Imprisoned for months, the first good meal he gets comes on the eve of his execution. Even the thought of being reunited with Hsiao-ting can’t lift his spirits, and sensing that he’s bummed out by being scheduled to die for a crime he didn’t commit, his cell mate offers him access to his secret escape tunnel. WTF?!? Leslie can’t believe this guy has a way out of prison and doesn’t use it. Enh, his cell mate responds, what’s the point? The world is a terrible place. It’s safer to stay in prison. Leslie feels differently, and squirms his way to freedom, then goes to ground at the one place where no one will ever look for him: the haunted grounds of the ruined Orchid Temple. Also using it as a hiding place are a gang of revolutionaries who mistake Leslie for their incarcerated leader. Leslie resists at first, but then plays along once he sees that one of the revolutionaries, Windy (played by Joey Wong), is an exact lookalike for his beloved Hsiao-ting (who was also played by Joey Wong). Before you can say “Bad idea,” Leslie is in love again.

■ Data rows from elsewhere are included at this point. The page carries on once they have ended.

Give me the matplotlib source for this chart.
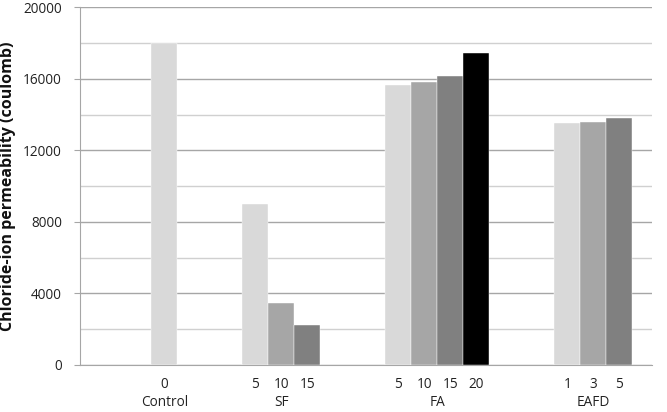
import numpy as np
import matplotlib.pyplot as plt
from matplotlib.transforms import blended_transform_factory

plt.rcParams['font.family'] = ['Open Sans', 'DejaVu Sans']

# groups and their bars (Excel style clustered columns, 4 slots per group)
groups    = ['Control', 'SF', 'FA', 'EAFD']
sublabels = [['0'], ['5', '10', '15'], ['5', '10', '15', '20'], ['1', '3', '5']]
slots     = [[2], [0, 1, 2], [0, 1, 2, 3], [1, 2, 3]]
values    = [[18000],
             [9000, 3450, 2220],
             [15640, 15850, 16160, 17430],
             [13530, 13600, 13800]]
shades    = ['#d9d9d9', '#a6a6a6', '#808080', '#000000']

cat_w = 5.5     # width of one category in bar widths
gap   = 0.75    # half of gap between clusters

fig = plt.figure(figsize=(6.67, 4.12), dpi=100)
ax = fig.add_axes([0.1199, 0.1148, 0.8576, 0.8670])

tick_pos, tick_lab, grp_ctr = [], [], []
for k in range(len(groups)):
    xs = [cat_w*k + gap + s + 0.5 for s in slots[k]]
    ax.bar(xs, values[k], width=1.0, color=shades[:len(xs)],
           edgecolor='white', linewidth=0.3, zorder=3)
    tick_pos += xs
    tick_lab += sublabels[k]
    grp_ctr.append(np.mean(xs))

ax.set_xlim(0, cat_w*len(groups))
ax.set_ylim(0, 20000)

# gridlines: major every 4000 darker, minor every 2000 lighter
ax.set_yticks(np.arange(0, 20001, 4000))
ax.set_yticks(np.arange(2000, 20000, 4000), minor=True)
ax.grid(axis='y', which='major', color='#a6a6a6', linewidth=1.0, zorder=0)
ax.grid(axis='y', which='minor', color='#d0d0d0', linewidth=1.0, zorder=0)
ax.tick_params(axis='y', which='major', length=4, color='#a6a6a6', pad=9,
               labelsize=9.8, labelcolor='#222222')
ax.tick_params(axis='y', which='minor', length=0)

ax.set_xticks(tick_pos, tick_lab)
ax.tick_params(axis='x', length=0, pad=9, labelsize=9.8, labelcolor='#222222')

for sp in ['top', 'right']:
    ax.spines[sp].set_visible(False)
ax.spines['left'].set_color('#a6a6a6')
ax.spines['bottom'].set_color('#a6a6a6')

trans = blended_transform_factory(ax.transData, ax.transAxes)
for c, g in zip(grp_ctr, groups):
    ax.text(c, -0.106, g, transform=trans, ha='center', va='center',
            fontsize=9.8, color='#222222')

ax.set_ylabel('Chloride-ion permeability (coulomb)', fontsize=11.5,
              fontweight='bold', color='#111111')
ax.yaxis.set_label_coords(-0.112, 0.5)

fig.savefig('out.png', dpi=100)
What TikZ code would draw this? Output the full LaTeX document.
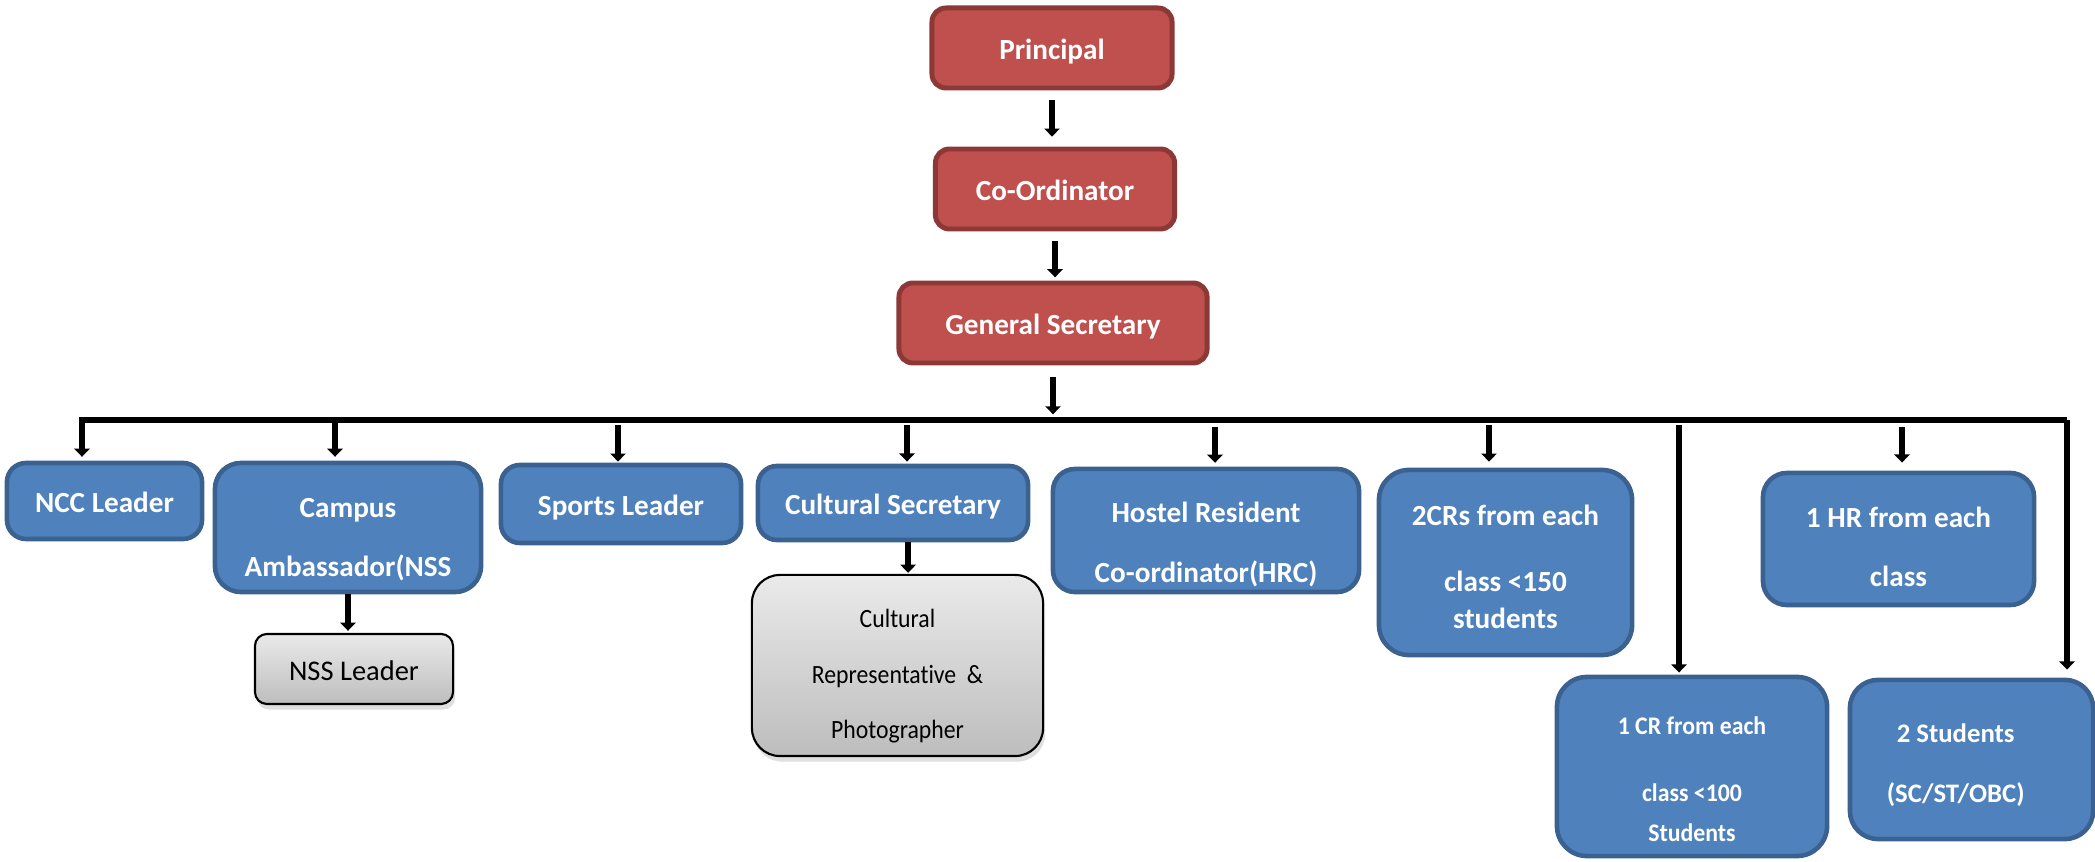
\documentclass[tikz,border=0pt]{standalone}
\usepackage{fontspec}
\setmainfont{Carlito}
\newfontfamily\condA[FakeStretch=0.9,Ligatures=NoCommon]{Carlito}
\newfontfamily\condB[FakeStretch=0.94]{Carlito}
\usetikzlibrary{arrows.meta,shadows,calc}
\definecolor{bfill}{HTML}{4F81BD}
\definecolor{bline}{HTML}{3A6190}
\definecolor{rfill}{HTML}{C0504D}
\definecolor{rline}{HTML}{8C3836}
\definecolor{gtop}{HTML}{EAEAEA}
\definecolor{gbot}{HTML}{BDBDBD}
\newcommand\dnshift[2]{\raisebox{-#1}[\height][\depth]{\begin{tabular}{@{}c@{}}#2\end{tabular}}}
\tikzset{
  redbox/.style={draw=rline, fill=rfill, line width=1.4pt, rounded corners=0.14cm, text=white,
    font=\fontsize{8.3}{10}\selectfont\bfseries, inner sep=0pt},
  bluebox/.style={draw=bline, fill=bfill, line width=1.3pt, rounded corners=0.19cm, text=white,
    font=\fontsize{8.3}{10}\selectfont\bfseries, inner sep=0pt},
  graybox/.style={draw=black, line width=0.6pt, top color=gtop, bottom color=gbot, text=black,
    inner sep=0pt, drop shadow={shadow xshift=0.6pt, shadow yshift=-1.6pt, opacity=0.25}},
  oneline/.style={text height=7.6pt, text depth=1.2pt},
  arr/.style={line width=1.7pt, -{Triangle[length=2.3pt,width=4.3pt]}},
}
\begin{document}
\begin{tikzpicture}[x=0.01cm, y=-0.01cm]
\useasboundingbox (0,0) rectangle (2095,862);
% top chain
\node[redbox, oneline, minimum width=2.40cm, minimum height=0.80cm] (prin) at (1052,48) {Principal};
\node[redbox, oneline, minimum width=2.39cm, minimum height=0.80cm] (coord) at (1055,189) {Co-Ordinator};
\node[redbox, oneline, minimum width=3.08cm, minimum height=0.80cm] (gs) at (1053,323) {General Secretary};
% second level
\node[bluebox, oneline, minimum width=1.95cm, minimum height=0.76cm] (ncc) at (104.5,501) {NCC Leader};
\node[bluebox, rounded corners=0.26cm, minimum width=2.66cm, minimum height=1.29cm] (camp) at (348,527.5)
  {\dnshift{3.5pt}{Campus\\[6.9pt] Ambassador(NSS}};
\node[graybox, oneline, rounded corners=0.12cm, minimum width=1.98cm, minimum height=0.70cm,
  font=\fontsize{8.1}{9.7}\selectfont] (nss) at (354,669) {NSS Leader};
\node[bluebox, oneline, minimum width=2.40cm, minimum height=0.78cm] (sport) at (621,504) {Sports Leader};
\node[bluebox, oneline, minimum width=2.70cm, minimum height=0.74cm] (csec) at (893,503) {Cultural Secretary};
\node[graybox, rounded corners=0.28cm, minimum width=2.91cm, minimum height=1.81cm,
  font=\condA\fontsize{7.5}{9}\selectfont] (rep) at (897.5,665.5)
  {\dnshift{3.2pt}{Cultural\\[6.9pt] Representative\ \ \&\\[6.9pt] Photographer}};
\node[bluebox, rounded corners=0.22cm, minimum width=3.06cm, minimum height=1.23cm] (hostel) at (1206,530.5)
  {\dnshift{4.2pt}{Hostel Resident\\[6.9pt] Co-ordinator(HRC)}};
\node[bluebox, rounded corners=0.3cm, minimum width=2.53cm, minimum height=1.85cm] (twocr) at (1505.5,562.5)
  {\dnshift{2.2pt}{2CRs from each\\[8.7pt] class <150\\[0.5pt] students}};
\node[bluebox, rounded corners=0.3cm, minimum width=2.70cm, minimum height=1.79cm,
  font=\condB\fontsize{7.2}{8.6}\selectfont\bfseries] (cr100) at (1692,766.5)
  {\dnshift{4.4pt}{1 CR from each\\[10.5pt] class <100\\[3pt] Students}};
\node[bluebox, rounded corners=0.24cm, minimum width=2.71cm, minimum height=1.32cm] (hr) at (1898.5,539)
  {\dnshift{3.1pt}{1 HR from each\\[6.9pt] class}};
\node[bluebox, rounded corners=0.28cm, minimum width=2.43cm, minimum height=1.59cm,
  font=\fontsize{7.6}{9.1}\selectfont\bfseries] (stud) at (1971.5,759.5)
  {\raisebox{-1.8pt}[\height][\depth]{\begin{tabular}{@{}c@{}}2 Students\\[8pt] (SC/ST/OBC)\end{tabular}\hspace*{9pt}}};
% bus coordinates
\coordinate (busL) at (82,420);
\coordinate (busR) at (2067,420);
\coordinate (cCamp) at (335,420);
\coordinate (cSport) at (618,425);
\coordinate (cCsec) at (907,425);
\coordinate (cHost) at (1215,427);
\coordinate (cTwo) at (1489,425);
\coordinate (cCr) at (1679,425);
\coordinate (cHr) at (1902,427);
% connectors
\draw[arr, shorten <=2.8pt, shorten >=2.8pt] (prin.south) -- (prin.south |- coord.north);
\draw[arr, shorten <=2.8pt, shorten >=0.9pt] (coord.south) -- (coord.south |- gs.north);
\draw[arr, shorten <=3.4pt, shorten >=1.6pt] (gs.south) -- (gs.south |- busL);
\draw[arr, shorten >=1.1pt] (busR) -- (busL) -- (busL |- ncc.north);
\draw[arr, shorten >=2.3pt] (busR) -- (busR |- stud.north);
\draw[arr, shorten >=1.1pt] (cCamp) -- (cCamp |- camp.north);
\draw[arr, shorten >=0.3pt] (cSport) -- (cSport |- sport.north);
\draw[arr, shorten >=0.6pt] (cCsec) -- (cCsec |- csec.north);
\draw[arr, shorten >=1.1pt] (cHost) -- (cHost |- hostel.north);
\draw[arr, shorten >=1.7pt] (cTwo) -- (cTwo |- twocr.north);
\draw[arr, shorten >=0.6pt] (cCr) -- (cCr |- cr100.north);
\draw[arr, shorten >=2.3pt] (cHr) -- (cHr |- hr.north);
\draw[arr, shorten >=0.6pt] (camp.south) -- (camp.south |- nss.north);
\draw[arr, shorten >=0.3pt] ([xshift=4.3pt]csec.south) -- ([xshift=4.3pt]csec.south |- rep.north);
\end{tikzpicture}
\end{document}
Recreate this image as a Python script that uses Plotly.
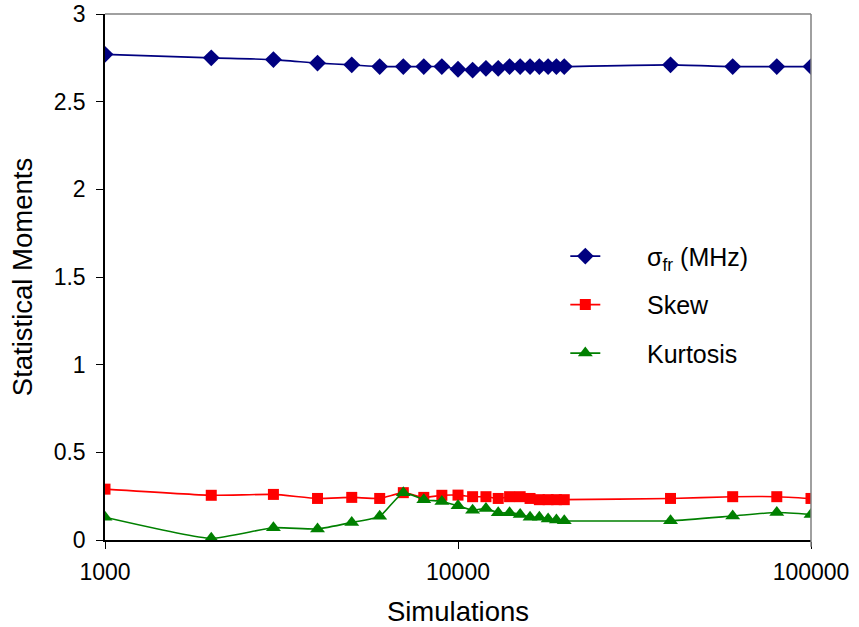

Just when the audience is getting used to a love triangle between Leslie, Windy, and her little sister, a giant monster shows up. Close on its heels comes Jacky Cheung, replacing Wu Ma as the hyperkinetic Taoist ghostbuster, a maniacal grin on his face, a far-too-effective freeze spell on his lips. And just when the audience is getting used to the revolutionaries taking on the monster, Tsui drops in his final twist: Waise Lee as a righteous officer of the Imperial court, brandishing a mean spear and determined to bust these revolutionary elements (plus monsters) and haul them off to be tortured to death in prison. Unfortunately, he doesn’t realize that the eunuch he serves is a possessed demonic creep from hell who is determined to brainwash the entire country with his weaponized Buddhist chanting.
A Chinese Ghost Story II ups the production stakes, putting more actors, more backlit smoke-filled blue forests, and more giant monsters onscreen. An American special effects team was supposed to build the main monster and the giant centipede that show up late in the movie, but Tsui thought their work wasn’t acceptable and ditched them, turning to his very own special effects shop, Cinefex, to build his monster instead. The final result is little more than a giant, warty puppet on the end of a stick, but it’s got more personality than a million CGI nightmare creations, and the giant centipede they whip up for the climax is a hell of a lot of fun.
Far more than part 1, part 2 moves at the speed of light, constantly commenting on itself. Leslie is so lovestruck that he could care less about the revolution and the fate of the country means absolutely zero to him in the face of his own giant-sized emotions. Everyone is lost in their love affairs, missing cues, overlooking hints, misreading situations, and the movie seems to ask that if these revolutionaries can’t handle a little bit of puppy love then how can they possibly deal with political reform?
But the movie’s got no time to get hung up on romantic languors — it doesn’t slow down to take a breath until the 40 minute mark. Even then, that’s just a brief pause before it’s off to the races again as we witness one of cinema’s most amazing screen kisses as Leslie exchanges “yang energy” with a possessed, levitating Windy. Then we get treated to religion as a literal opiate of the masses, and finally a last minute appearance by a flying golden Buddha with laser beam eyes.
“We don’t even know each other. Why are we fighting?” one character asks another, and it gives an idea of the frantic, post-Tiananmen Square chaos that gripped Chinese cinema as everyone wondered why Chinese were killing Chinese, and they all feared that far worse was yet to come. Even the ending of this romance redefines melancholy. “Now I understand why you stay away from our mortal world,” Leslie says at the end to Jacky Cheung. “Should we even have hopes?”